## WRITTEN PROBLEM
Note each line that includes the word "this". Copy those lines.

## EXCERPTED DATA

-- Begin --

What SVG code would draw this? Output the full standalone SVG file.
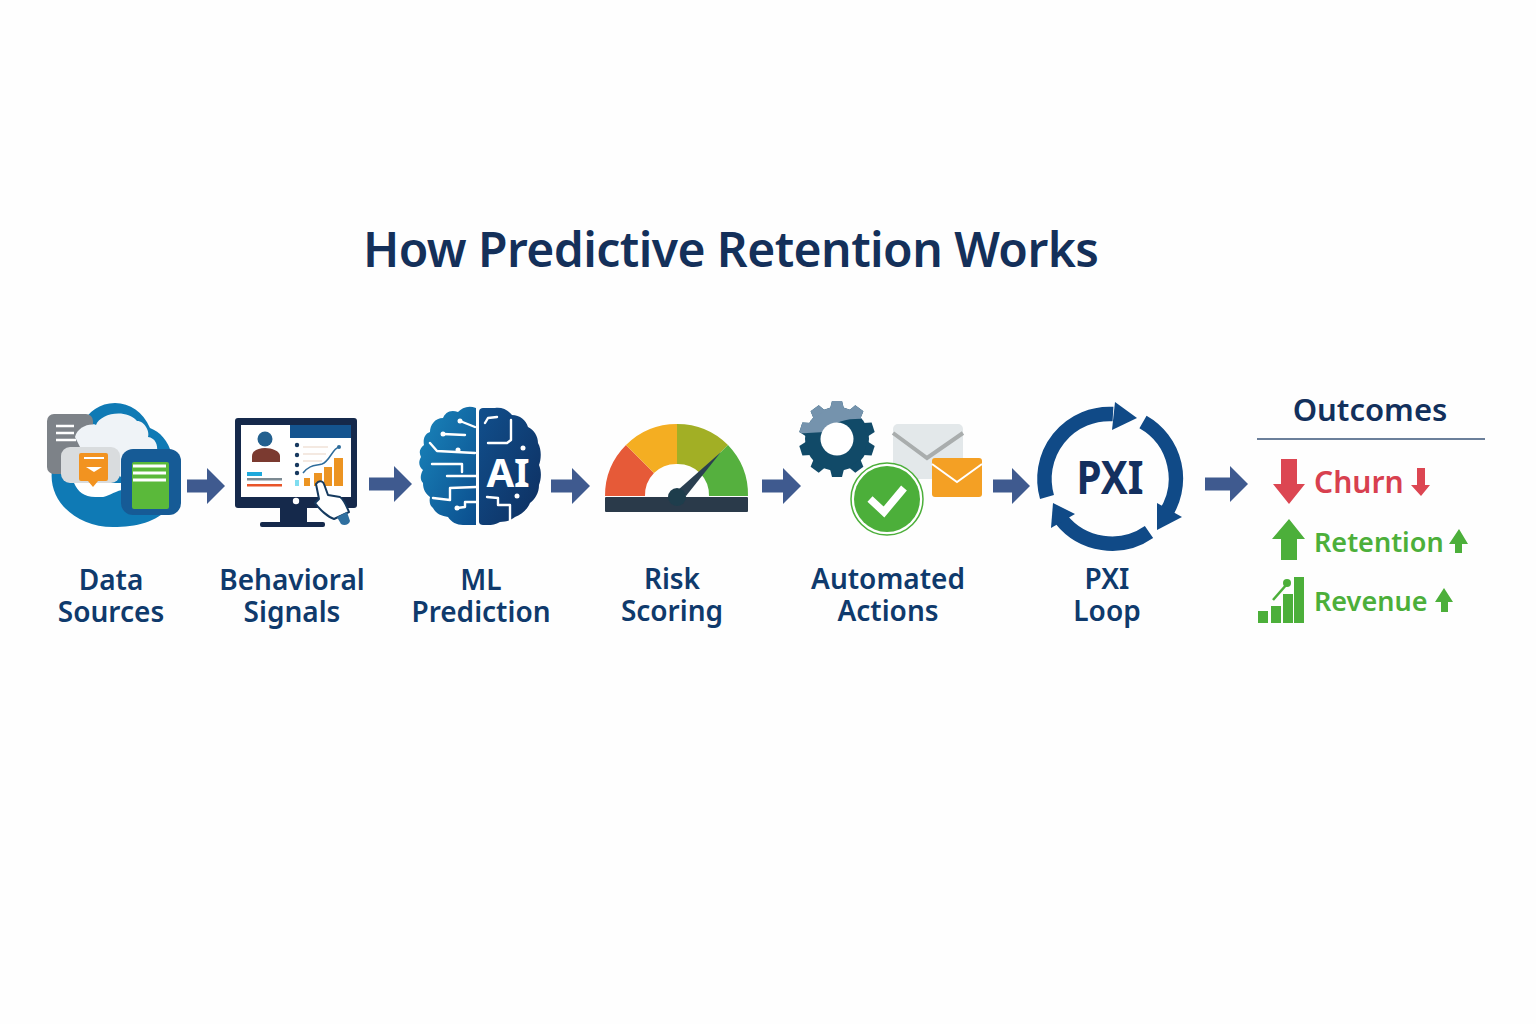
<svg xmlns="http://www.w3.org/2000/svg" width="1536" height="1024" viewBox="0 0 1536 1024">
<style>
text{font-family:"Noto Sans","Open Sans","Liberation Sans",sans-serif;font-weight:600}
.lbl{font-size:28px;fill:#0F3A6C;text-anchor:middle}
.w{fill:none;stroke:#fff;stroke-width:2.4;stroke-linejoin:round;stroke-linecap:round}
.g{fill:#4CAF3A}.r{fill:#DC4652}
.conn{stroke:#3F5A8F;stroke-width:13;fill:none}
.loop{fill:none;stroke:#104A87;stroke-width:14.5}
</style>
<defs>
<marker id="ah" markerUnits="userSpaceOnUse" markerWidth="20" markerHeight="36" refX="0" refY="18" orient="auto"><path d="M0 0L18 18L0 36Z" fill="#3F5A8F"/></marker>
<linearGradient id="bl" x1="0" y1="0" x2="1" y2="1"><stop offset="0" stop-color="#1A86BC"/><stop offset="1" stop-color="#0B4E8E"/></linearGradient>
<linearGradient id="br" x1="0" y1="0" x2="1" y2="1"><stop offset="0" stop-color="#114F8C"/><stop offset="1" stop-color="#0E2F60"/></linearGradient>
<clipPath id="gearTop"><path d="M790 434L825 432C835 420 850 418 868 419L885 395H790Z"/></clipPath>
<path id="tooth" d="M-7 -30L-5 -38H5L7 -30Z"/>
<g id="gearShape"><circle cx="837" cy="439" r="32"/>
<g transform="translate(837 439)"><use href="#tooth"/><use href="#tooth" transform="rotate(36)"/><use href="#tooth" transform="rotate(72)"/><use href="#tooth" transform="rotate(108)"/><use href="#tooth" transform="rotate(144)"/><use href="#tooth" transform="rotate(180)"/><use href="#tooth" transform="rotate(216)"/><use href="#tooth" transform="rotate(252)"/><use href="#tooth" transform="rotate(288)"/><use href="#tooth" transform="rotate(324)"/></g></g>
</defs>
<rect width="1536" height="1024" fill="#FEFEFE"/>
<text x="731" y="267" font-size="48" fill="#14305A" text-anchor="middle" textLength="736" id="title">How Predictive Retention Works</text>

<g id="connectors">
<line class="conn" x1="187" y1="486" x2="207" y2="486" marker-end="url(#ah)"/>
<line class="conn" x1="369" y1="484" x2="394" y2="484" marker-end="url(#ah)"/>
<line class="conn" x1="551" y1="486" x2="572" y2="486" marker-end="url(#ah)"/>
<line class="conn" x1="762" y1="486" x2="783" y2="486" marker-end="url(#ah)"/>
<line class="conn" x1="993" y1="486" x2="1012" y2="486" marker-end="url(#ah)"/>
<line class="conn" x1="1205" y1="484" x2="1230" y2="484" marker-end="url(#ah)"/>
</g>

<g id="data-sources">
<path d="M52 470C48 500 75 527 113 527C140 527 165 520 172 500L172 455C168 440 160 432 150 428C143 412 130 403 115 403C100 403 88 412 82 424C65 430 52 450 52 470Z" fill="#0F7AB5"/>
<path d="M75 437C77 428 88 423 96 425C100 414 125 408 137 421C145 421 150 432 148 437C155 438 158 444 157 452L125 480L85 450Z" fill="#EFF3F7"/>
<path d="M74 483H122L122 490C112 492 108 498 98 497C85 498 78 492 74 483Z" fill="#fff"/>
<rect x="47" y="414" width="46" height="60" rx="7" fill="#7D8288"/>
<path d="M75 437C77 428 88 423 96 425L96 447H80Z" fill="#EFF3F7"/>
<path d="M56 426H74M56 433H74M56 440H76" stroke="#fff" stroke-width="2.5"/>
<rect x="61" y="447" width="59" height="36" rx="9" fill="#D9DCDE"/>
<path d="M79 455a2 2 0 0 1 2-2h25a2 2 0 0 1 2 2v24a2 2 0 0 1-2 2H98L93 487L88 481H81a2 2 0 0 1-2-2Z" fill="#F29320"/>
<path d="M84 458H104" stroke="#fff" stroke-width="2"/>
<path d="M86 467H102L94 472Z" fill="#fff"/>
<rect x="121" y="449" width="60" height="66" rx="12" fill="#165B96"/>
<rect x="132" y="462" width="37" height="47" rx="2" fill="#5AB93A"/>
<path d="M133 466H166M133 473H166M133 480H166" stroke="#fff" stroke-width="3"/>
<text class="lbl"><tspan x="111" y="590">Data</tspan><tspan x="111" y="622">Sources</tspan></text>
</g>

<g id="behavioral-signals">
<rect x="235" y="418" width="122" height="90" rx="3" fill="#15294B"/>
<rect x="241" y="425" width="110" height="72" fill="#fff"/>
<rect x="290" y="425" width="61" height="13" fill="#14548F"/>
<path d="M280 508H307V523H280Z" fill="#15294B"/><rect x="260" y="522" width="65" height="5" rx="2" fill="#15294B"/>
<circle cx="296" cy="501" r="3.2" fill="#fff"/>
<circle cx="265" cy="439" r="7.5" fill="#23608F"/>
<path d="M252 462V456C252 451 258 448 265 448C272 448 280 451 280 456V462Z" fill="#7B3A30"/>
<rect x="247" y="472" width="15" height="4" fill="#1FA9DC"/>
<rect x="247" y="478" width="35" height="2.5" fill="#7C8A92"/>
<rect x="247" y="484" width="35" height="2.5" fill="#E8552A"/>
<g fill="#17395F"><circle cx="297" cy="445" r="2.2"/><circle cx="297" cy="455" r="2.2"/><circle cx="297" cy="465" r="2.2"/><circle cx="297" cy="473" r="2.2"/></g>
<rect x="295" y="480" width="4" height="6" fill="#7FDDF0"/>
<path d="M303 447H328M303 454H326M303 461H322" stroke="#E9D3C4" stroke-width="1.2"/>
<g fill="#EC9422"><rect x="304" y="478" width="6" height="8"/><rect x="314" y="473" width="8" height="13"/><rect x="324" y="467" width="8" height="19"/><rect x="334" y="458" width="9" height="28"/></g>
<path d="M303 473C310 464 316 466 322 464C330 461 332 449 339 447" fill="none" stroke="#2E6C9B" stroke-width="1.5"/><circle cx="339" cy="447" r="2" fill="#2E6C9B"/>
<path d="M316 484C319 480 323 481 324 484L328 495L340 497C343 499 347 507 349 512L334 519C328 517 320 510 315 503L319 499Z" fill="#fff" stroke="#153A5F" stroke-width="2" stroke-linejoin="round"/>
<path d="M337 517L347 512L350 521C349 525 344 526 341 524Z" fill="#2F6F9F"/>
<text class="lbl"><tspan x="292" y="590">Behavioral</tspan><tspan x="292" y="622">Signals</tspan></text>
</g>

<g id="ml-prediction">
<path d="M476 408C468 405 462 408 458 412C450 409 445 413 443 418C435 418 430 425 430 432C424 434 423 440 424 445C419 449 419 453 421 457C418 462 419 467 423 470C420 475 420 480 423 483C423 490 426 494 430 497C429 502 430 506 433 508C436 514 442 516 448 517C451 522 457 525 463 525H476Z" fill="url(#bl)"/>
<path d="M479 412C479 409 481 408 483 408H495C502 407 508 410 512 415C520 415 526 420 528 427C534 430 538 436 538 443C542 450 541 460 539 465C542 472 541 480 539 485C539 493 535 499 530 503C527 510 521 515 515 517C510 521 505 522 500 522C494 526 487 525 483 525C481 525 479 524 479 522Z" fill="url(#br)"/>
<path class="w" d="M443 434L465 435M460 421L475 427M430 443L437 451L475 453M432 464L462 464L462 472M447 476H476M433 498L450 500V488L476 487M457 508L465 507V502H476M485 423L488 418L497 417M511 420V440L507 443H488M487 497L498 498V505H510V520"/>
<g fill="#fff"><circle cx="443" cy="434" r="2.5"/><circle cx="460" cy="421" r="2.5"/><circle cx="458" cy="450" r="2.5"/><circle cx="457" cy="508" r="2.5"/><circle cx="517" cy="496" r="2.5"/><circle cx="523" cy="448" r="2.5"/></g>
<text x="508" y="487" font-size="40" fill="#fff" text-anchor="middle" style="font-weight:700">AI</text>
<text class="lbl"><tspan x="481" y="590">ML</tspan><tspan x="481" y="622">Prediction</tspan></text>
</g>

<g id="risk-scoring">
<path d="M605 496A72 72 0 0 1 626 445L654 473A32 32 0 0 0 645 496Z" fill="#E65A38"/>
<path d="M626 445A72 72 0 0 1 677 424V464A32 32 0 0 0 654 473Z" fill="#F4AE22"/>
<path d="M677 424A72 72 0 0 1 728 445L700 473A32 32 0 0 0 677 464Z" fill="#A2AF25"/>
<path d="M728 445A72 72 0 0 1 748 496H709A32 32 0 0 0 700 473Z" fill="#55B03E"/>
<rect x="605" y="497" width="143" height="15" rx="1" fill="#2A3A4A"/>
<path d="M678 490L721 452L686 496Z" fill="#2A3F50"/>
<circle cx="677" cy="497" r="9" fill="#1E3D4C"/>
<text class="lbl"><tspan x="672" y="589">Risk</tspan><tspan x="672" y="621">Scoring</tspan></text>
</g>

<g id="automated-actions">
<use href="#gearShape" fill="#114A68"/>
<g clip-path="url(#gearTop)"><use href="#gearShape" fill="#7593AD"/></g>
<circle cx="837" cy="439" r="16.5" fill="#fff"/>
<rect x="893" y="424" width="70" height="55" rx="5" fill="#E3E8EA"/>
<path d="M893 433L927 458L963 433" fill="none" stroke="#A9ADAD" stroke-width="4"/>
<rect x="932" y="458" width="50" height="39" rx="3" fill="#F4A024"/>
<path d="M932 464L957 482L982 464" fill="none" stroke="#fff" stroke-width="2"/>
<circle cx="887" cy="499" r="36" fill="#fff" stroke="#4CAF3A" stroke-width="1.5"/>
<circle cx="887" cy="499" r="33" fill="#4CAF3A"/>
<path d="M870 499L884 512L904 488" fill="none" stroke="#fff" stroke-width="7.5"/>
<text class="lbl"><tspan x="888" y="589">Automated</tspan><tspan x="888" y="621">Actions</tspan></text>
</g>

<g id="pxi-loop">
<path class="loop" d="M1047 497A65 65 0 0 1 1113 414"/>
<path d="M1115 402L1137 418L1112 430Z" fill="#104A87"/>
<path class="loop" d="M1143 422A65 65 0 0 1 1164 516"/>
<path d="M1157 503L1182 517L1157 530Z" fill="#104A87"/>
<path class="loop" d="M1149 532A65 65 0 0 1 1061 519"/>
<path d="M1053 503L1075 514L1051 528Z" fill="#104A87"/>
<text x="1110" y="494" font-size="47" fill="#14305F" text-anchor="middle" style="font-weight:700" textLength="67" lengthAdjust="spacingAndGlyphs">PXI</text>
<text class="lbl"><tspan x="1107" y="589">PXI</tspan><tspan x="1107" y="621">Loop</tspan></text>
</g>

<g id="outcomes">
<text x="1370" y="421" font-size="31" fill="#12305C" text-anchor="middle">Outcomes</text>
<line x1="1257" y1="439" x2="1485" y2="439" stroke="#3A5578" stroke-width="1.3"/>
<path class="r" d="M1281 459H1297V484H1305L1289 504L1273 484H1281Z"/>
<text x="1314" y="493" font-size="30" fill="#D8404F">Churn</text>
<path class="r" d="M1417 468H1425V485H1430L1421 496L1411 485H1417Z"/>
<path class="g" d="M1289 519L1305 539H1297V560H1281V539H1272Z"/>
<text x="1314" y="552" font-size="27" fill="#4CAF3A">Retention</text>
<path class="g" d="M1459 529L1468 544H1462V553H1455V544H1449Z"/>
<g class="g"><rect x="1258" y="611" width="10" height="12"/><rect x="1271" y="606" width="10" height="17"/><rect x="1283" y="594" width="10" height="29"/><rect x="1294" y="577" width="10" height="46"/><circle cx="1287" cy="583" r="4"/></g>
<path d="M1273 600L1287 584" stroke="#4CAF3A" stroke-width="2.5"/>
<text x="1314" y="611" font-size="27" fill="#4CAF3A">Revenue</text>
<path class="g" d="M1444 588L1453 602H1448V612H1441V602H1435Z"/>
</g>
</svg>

-- End --
-- Begin --

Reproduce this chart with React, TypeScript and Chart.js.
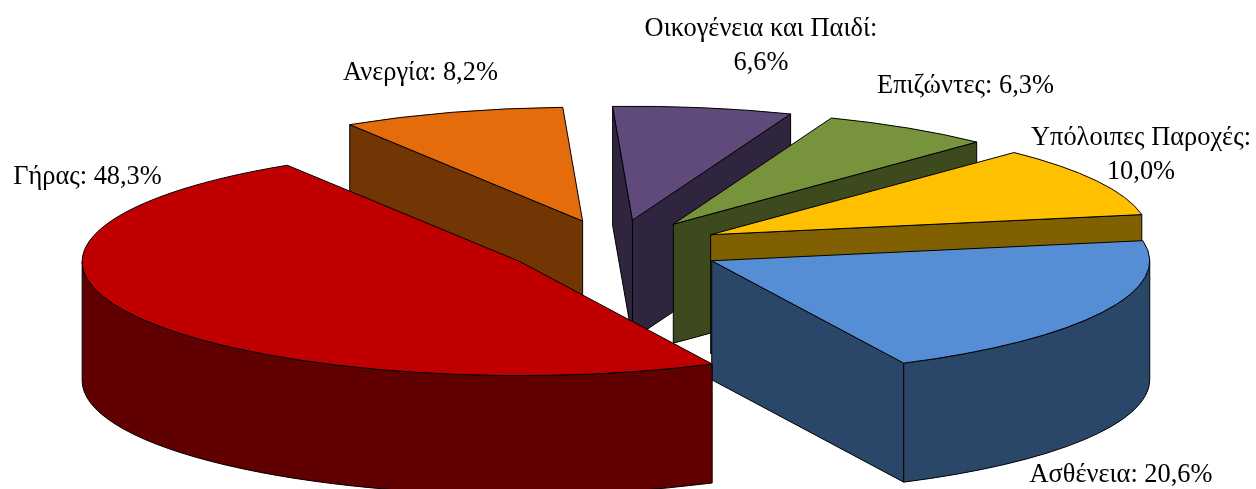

-- End --

## ANSWER TO THE PROBLEM
What SVG code would draw this? Output the full standalone SVG file.
Reproduce this chart with React, TypeScript and Chart.js.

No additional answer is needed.